A The Bench of Justice G. R. Swaminathan of Madras High Court recently observed in a case that the prosecution was right in registering the case under Tamil Nadu Prohibition of Harassment of Women Act, 2002 against the Accused, as defacto Complainant/ Transgender Victim named Neka views herself as a woman.
The plea (filed under S. 482 CrPC) of the Petitioner-Accused was booked under Sections 294(b) and 506(i) of I.P.C. and Section 4 of Tamil Nadu Prohibition of Harassment of Women Act, 2002.
The Petitioner-Accused is the owner of a lodge and the second respondent Transgender Victim (Neka) stayed in one of the rooms of the lodge owned by the Petitioner-Accused.
The case of the defacto complainant/ Transgender Victim (Neka) is that on the occurrence date, the Petitioner-Accused had barged into her room and when the same was questioned, he had abused her in filthy language.

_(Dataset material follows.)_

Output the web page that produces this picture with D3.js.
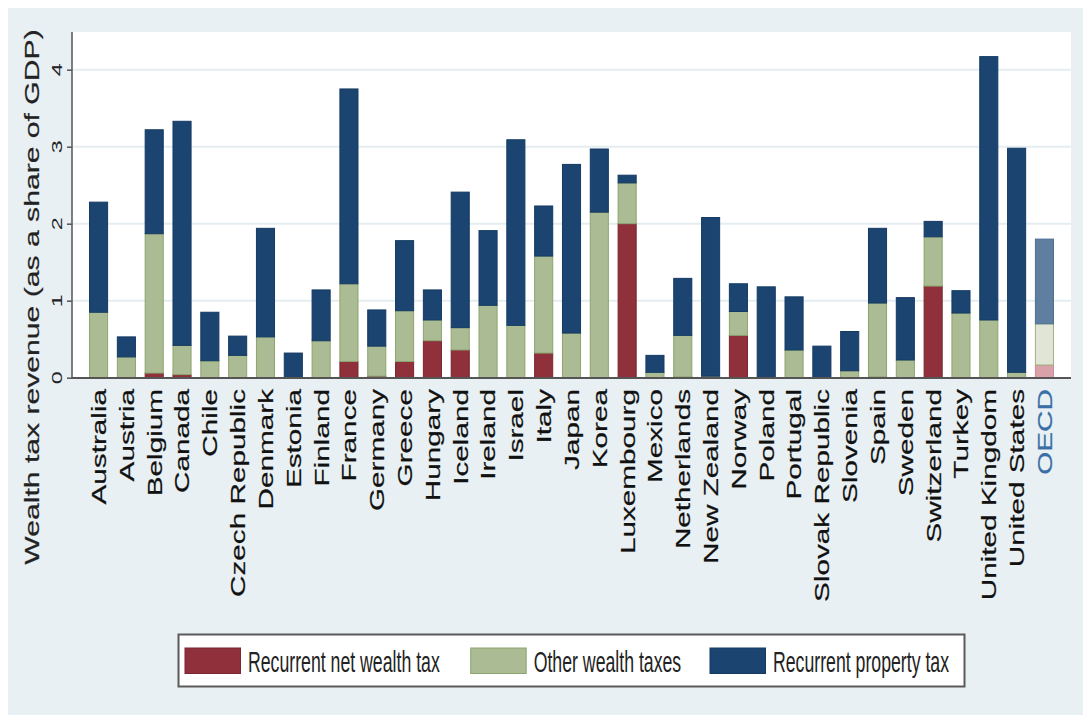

The petitioner’s counsel contended before the Court that the complainant is a transgender person and that therefore it was not open to the prosecution to invoke the provisions of Tamil Nadu Prohibition of Harassment of Women Act, 2002.

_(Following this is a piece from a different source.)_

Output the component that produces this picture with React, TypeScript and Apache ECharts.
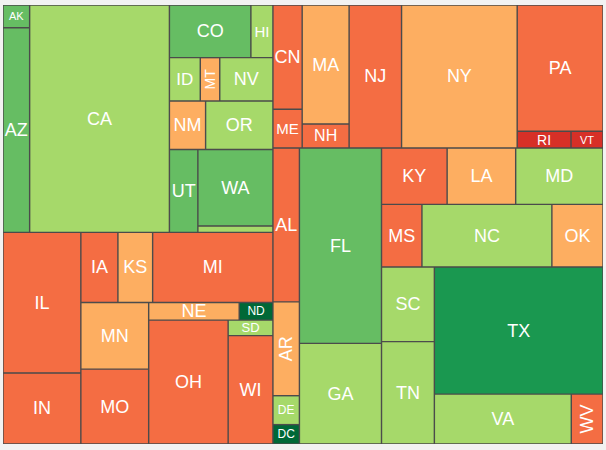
import React, { useEffect, useRef } from "react";
import * as echarts from "echarts";

// Regions in drawing order
const regions = ["West", "Midwest", "Northeast", "South"];

// State codes (ordered by state name within each region)
const states = [
  "AK", "AZ", "CA", "CO", "HI", "ID", "MT", "NV", "NM", "OR", "UT", "WA", "WY",
  "IL", "IN", "IA", "KS", "MI", "MN", "MO", "NE", "ND", "OH", "SD", "WI",
  "CN", "ME", "MA", "NH", "NJ", "NY", "PA", "RI", "VT",
  "AL", "AR", "DE", "DC", "FL", "GA", "KY", "LA", "MD", "MS", "NC", "OK", "SC", "TN", "TX", "VA", "WV",
];

// Region index of each state
const stateRegion = [
  0, 0, 0, 0, 0, 0, 0, 0, 0, 0, 0, 0, 0,
  1, 1, 1, 1, 1, 1, 1, 1, 1, 1, 1, 1,
  2, 2, 2, 2, 2, 2, 2, 2, 2,
  3, 3, 3, 3, 3, 3, 3, 3, 3, 3, 3, 3, 3, 3, 3, 3, 3,
];

// Population (thousands) — tile size
const population = [
  710, 6392, 37254, 5029, 1360, 1568, 989, 2701, 2059, 3831, 2764, 6725, 564,
  12831, 6484, 3046, 2853, 9884, 5304, 5950, 1880, 700, 11537, 814, 5687,
  3574, 1328, 6548, 1316, 8792, 19378, 12702, 1053, 626,
  4780, 2916, 898, 602, 18801, 9688, 4339, 4533, 5774, 2967, 9535, 3751, 4625, 6346, 25146, 8001, 1853,
];

// Colour class (0 = lowest ... 6 = highest)
const colorClass = [
  4, 4, 3, 4, 3, 3, 2, 3, 2, 3, 4, 4, 3,
  1, 1, 1, 2, 1, 2, 1, 2, 6, 1, 3, 1,
  1, 1, 2, 1, 1, 2, 1, 0, 0,
  1, 2, 3, 6, 4, 3, 1, 2, 3, 1, 3, 2, 3, 3, 5, 3, 1,
];

const palette = ["#d73027", "#f46d43", "#fdae61", "#a6d96a", "#66bd63", "#1a9850", "#006837"];

// Label styling overrides
const labelSize: Record<string, number> = {
  AK: 11, WY: 9, ND: 12, SD: 13, RI: 14, VT: 11, DE: 12, DC: 12,
  ME: 15, NH: 16, HI: 15, MT: 14, ID: 17, NE: 18,
};
const labelRotate: Record<string, number> = { MT: 90, AR: 90, WV: 90 };

export default function App() {
  const ref = useRef<HTMLDivElement>(null);
  useEffect(() => {
    if (!ref.current) return;
    const chart = echarts.init(ref.current, undefined, { renderer: "svg" });
    const data = regions.map((r, ri) => ({
      name: r,
      children: states
        .map((s, i) => ({ s, i }))
        .filter(({ i }) => stateRegion[i] === ri)
        .map(({ s, i }) => ({
          name: s,
          value: population[i],
          itemStyle: { color: palette[colorClass[i]] },
          label: {
            fontSize: labelSize[s] ?? 18,
            rotate: labelRotate[s] ?? 0,
          },
        })),
    }));
    chart.setOption({
      animation: false,
      backgroundColor: "#f2f2f2",
      series: [
        {
          type: "treemap",
          left: 3,
          top: 5,
          width: 600,
          height: 439,
          sort: false,
          squareRatio: 1,
          roam: false,
          nodeClick: false,
          visibleMin: 0,
          breadcrumb: { show: false },
          data,
          label: {
            show: true,
            position: "inside",
            color: "#fff",
            fontFamily: "Liberation Sans, Arial, sans-serif",
            fontSize: 18,
            lineHeight: 1,
            overflow: "none",
          },
          upperLabel: { show: false },
          levels: [
            { itemStyle: { borderWidth: 0, gapWidth: 0, borderColor: "#555" } },
            { itemStyle: { borderWidth: 0, gapWidth: 0, borderColor: "#555" } },
            { itemStyle: { borderWidth: 0.7, gapWidth: 0, borderColor: "#4a4a4a" } },
          ],
        },
      ],
    });
    return () => chart.dispose();
  }, []);
  return (
    <div
      ref={ref}
      style={{ position: "fixed", left: 0, top: 0, width: 606, height: 450 }}
    />
  );
}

Court’s Order and Observations
The Court observed that the Supreme Court, in the case of National Legal Services Authority Vs. Union of India (2014) 5 SCC 483, had held that it is entirely for the transgender person/ Transgender Victim to self-identify her gender and that this self-determination cannot be questioned by others.
Further, the Court observed,
“In the case of hand, the defacto complainant/Neka views herself as a woman. Therefore, the prosecution rightly accepted the said self identification and registered the case under Tamil Nadu Prohibition of Harassment of Women Act, 2002. Therefore, I find no merit in the contention of the petitioner’s counsel that invocation of Tamil Nadu Prohibition of Harassment of Women Act, 2002, is not maintainable.“
Thus, the criminal original petition was dismissed by the Court.